Hi everyone
New guy here.
I've been writing assembler and downloading it by embedding the machine code as data in a basic program.
I have successfully managed to download and run programs several kbytes long, but I have a strange problem.
The mystery boils down to odd behaviour (yes, UK spelling) of the Poke statement.
This works fine:
10 POKE &H4000,2
20 PRINT ".";
30 GOTO 10
But this does not:
10 POKE &H4000,1
20 PRINT ".";
30 GOTO 10
In the first case I get lots of dots displayed on the terminal, as expected.
In the second case I have to press a key on the terminal before each dot is displayed.
For some reason the Poke statement does not like the data value 1, but is happy with all other values I've tried.
I've tried different addresses, but all seem to do the same.
I've tried two different terminal programs - same result.
Other tests seem to indicate it is nothing to do with the Print statement. I first noticed to problem when I was reading from data statements and poking the values to memory, without any printed output. Even short programs seemed to just hang and it took me a while to discover that a few key presses 'fixed' it, allowing the machine to be poked into memory and run.
Am I missing something really silly and obvious???
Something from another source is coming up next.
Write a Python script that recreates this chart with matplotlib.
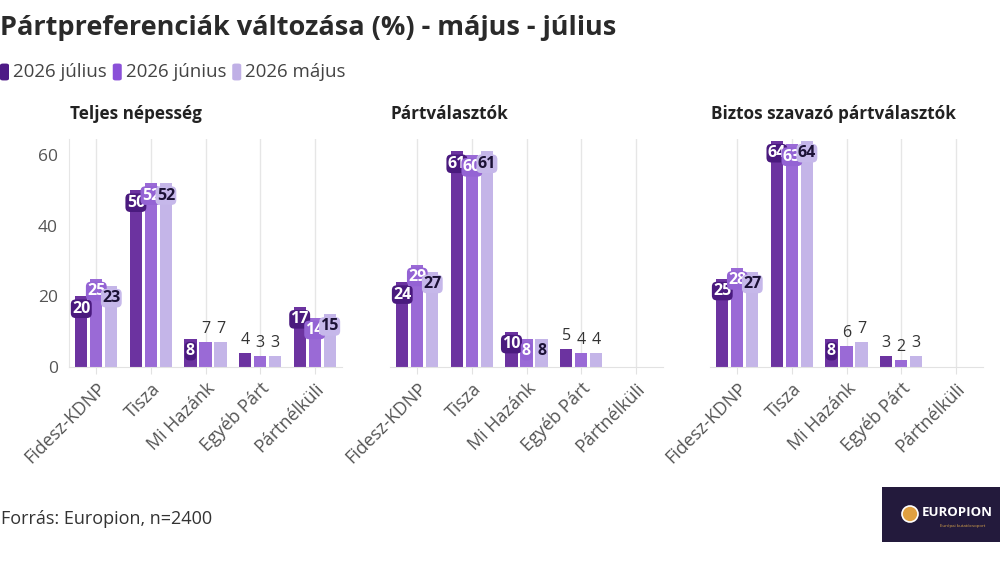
import numpy as np
import matplotlib
matplotlib.use("Agg")
import matplotlib.pyplot as plt
from matplotlib.patches import FancyBboxPatch, Ellipse

plt.rcParams['font.family'] = ['Open Sans', 'DejaVu Sans']

categories = ["Fidesz-KDNP", "Tisza", "Mi Hazánk", "Egyéb Párt", "Pártnélküli"]
series_names = ["2026 július", "2026 június", "2026 május"]
panel_titles = ["Teljes népesség", "Pártválasztók", "Biztos szavazó pártválasztók"]

teljes_julius = [20, 50, 8, 4, 17]
teljes_junius = [25, 52, 7, 3, 14]
teljes_majus = [23, 52, 7, 3, 15]

partval_julius = [24, 61, 10, 5, np.nan]
partval_junius = [29, 60, 8, 4, np.nan]
partval_majus = [27, 61, 8, 4, np.nan]

biztos_julius = [25, 64, 8, 3, np.nan]
biztos_junius = [28, 63, 6, 2, np.nan]
biztos_majus = [27, 64, 7, 3, np.nan]

yticks = [0, 20, 40, 60]

panels = [
    [teljes_julius, teljes_junius, teljes_majus],
    [partval_julius, partval_junius, partval_majus],
    [biztos_julius, biztos_junius, biztos_majus],
]

bar_colors = ["#6c33a0", "#9a6ad6", "#c4b5e8"]
legend_colors = ["#4e1a86", "#8a50d8", "#c0b0e6"]
badge_colors = ["#4a1a7e", "#9463d4", "#c6b8ea"]
badge_text = ["white", "white", "#1c1236"]

fig = plt.figure(figsize=(10, 5.63), dpi=100)

lefts = [0.069, 0.390, 0.710]
bottom, height, width = 0.348, 0.405, 0.273
offsets = [-0.275, 0.0, 0.275]
bw = 0.225
x = np.arange(len(categories))

for p, (left, data, ptitle) in enumerate(zip(lefts, panels, panel_titles)):
    ax = fig.add_axes([left, bottom, width, height])
    ax.set_xlim(-0.5, len(categories) - 0.5)
    ax.set_ylim(0, 64.5)
    for s, vals in enumerate(data):
        vals = np.array(vals, dtype=float)
        ax.bar(x + offsets[s], vals, width=bw, color=bar_colors[s], zorder=2)
        for xi, v in zip(x, vals):
            if np.isnan(v):
                continue
            if v >= 8:
                ax.text(xi + offsets[s], v - 3.5, f"{int(v)}", ha="center", va="center",
                        fontsize=11.5, fontweight="bold", color=badge_text[s], zorder=5,
                        bbox=dict(boxstyle="round,pad=0.08,rounding_size=0.3",
                                  fc=badge_colors[s], ec="none"))
            else:
                ax.text(xi + offsets[s], v + 1.5, f"{int(v)}", ha="center", va="bottom",
                        fontsize=11.5, color="#333333", zorder=5)
    ax.set_xticks(x)
    ax.set_xticklabels(categories, rotation=45, ha="right", rotation_mode="anchor",
                       fontsize=13, color="#555555")
    ax.tick_params(axis="x", length=5, color="#e2e2e2", pad=4)
    ax.grid(axis="x", color="#e6e6e6", linewidth=1, zorder=0)
    for side in ["top", "right"]:
        ax.spines[side].set_visible(False)
    ax.spines["bottom"].set_color("#e2e2e2")
    if p == 0:
        ax.spines["left"].set_color("#e6e6e6")
        ax.set_yticks(yticks)
        ax.set_yticklabels([str(t) for t in yticks], fontsize=12.5, color="#555555")
        ax.tick_params(axis="y", length=0, pad=8)
    else:
        ax.spines["left"].set_visible(False)
        ax.set_yticks([])
    fig.text(left + 0.001, 1 - 114 / 563, ptitle, fontsize=12.3, fontweight="bold",
             color="#222222", ha="left", va="center")

fig.text(0.0, 1 - 28 / 563, "Pártpreferenciák változása (%) - május - július",
         fontsize=19.5, fontweight="bold", color="#2a2a2a", ha="left", va="center")

# legend
lx = 0.001
ly = 1 - 72 / 563
for name, c in zip(series_names, legend_colors):
    fig.patches.append(FancyBboxPatch((lx - 0.001, ly - 0.015), 0.009, 0.030,
                                      boxstyle="round,pad=0,rounding_size=0.003",
                                      transform=fig.transFigure, fc=c, ec="none"))
    t = fig.text(lx + 0.012, ly, name, fontsize=13.5, color="#444444", ha="left", va="center")
    fig.canvas.draw()
    bb = t.get_window_extent()
    lx = bb.x1 / 1000 + 0.007

fig.text(0.001, 1 - 519 / 563, "Forrás: Europion, n=2400", fontsize=13,
         color="#333333", ha="left", va="center")

# logo box
fig.patches.append(FancyBboxPatch((0.882, 1 - 542 / 563), 0.118, 55 / 563,
                                  boxstyle="square,pad=0", transform=fig.transFigure,
                                  fc="#231a3c", ec="none"))
fig.patches.append(Ellipse((0.910, 1 - 514 / 563), 0.016, 16 / 563, transform=fig.transFigure,
                           fc="#e0a040", ec="white", lw=1.2))
fig.text(0.922, 1 - 512 / 563, "EUROPION", fontsize=9.5, fontweight="bold",
         color="white", ha="left", va="center")
fig.text(0.985, 1 - 526 / 563, "Európai kutatócsoport", fontsize=3.2,
         color="#d9a54a", ha="right", va="center")

fig.savefig("out.png", dpi=100)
I'm using a new 'RC2014 Pro' kit which I received earlier this week. Everything seems to be working but it is a new build so isn't proven reliable hardware. I don't have any other RC2014 systems, so can't rule out a hardware issue.
My RC2014 is a backplane Pro, 64k RAM, paged ROM, dual clock, dual serial SIO/2, Z80 cpu, digital I/O (with diodes).
I'm running 32k MSBASIC.
I'm hoping someone can tell me I'm an idiot because... <appropriate explanation required>
Thanks for taking the trouble to read about my problem. Any comments appreciated.